Por isso, os pesquisadores desenvolveram um novo método para proteger as espécies de água doce. “As espécies de água doce dependem crucialmente da conectividade dos sistemas fluviais. Ao planejar redes de reservas de conservação que levam essa conectividade em consideração, descobrimos que a proteção da água doce poderia ser duplicada mesmo na ausência de dados de distribuição de espécies aquáticas. Isso mostra que existem poucos obstáculos para melhorar amplamente a conservação da biodiversidade de água doce. Esses ganhos podem ser alcançados sem reduções na proteção das espécies terrestres, sem aumentos significativos no financiamento da conservação e em regiões do mundo onde a biodiversidade é pouco conhecida”, explica o professor Silvio Ferraz da Esalq.
O professor Jos Barlow, da Lancaster University, resumiu as implicações do estudo: “A urgência da crise da biodiversidade que a humanidade enfrenta significa que não podemos mais ignorar espécies criticamente importantes e ameaçadas de extinção, como aquelas que habitam os ecossistemas de água doce.

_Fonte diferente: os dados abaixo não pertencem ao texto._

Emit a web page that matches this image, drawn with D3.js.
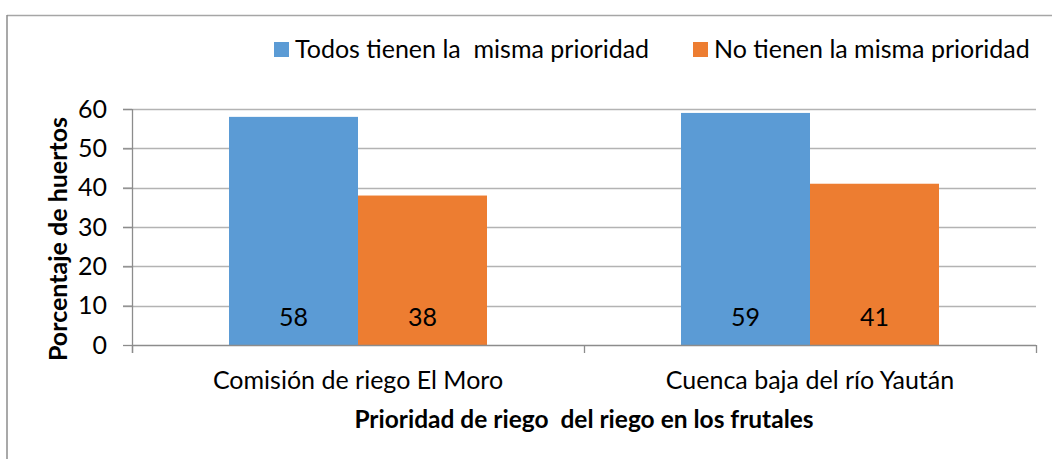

Nossas descobertas mostram que a conservação que pensa nos ecossistemas de forma integrada pode fornecer resultados substancialmente melhores em comparação com esforços com foco mais restrito”.
Áreas de conservação
O professor Paulo Pompeu, do Departamento de Ecologia e Conservação da UFLA, avalia que o novo método abre caminhos mais efetivos de conservação dos ecossistemas terrrestres e, sobretudo aquáticos, na criação de políticas públicas de preservação ambiental. “Pode ajudar no planejamento de empreendimentos como hidreléticas, minas, além de áreas de conservação e parques, por exemplo”, disse.
O novo método poderá ser aplicável em qualquer ecossistema do mundo.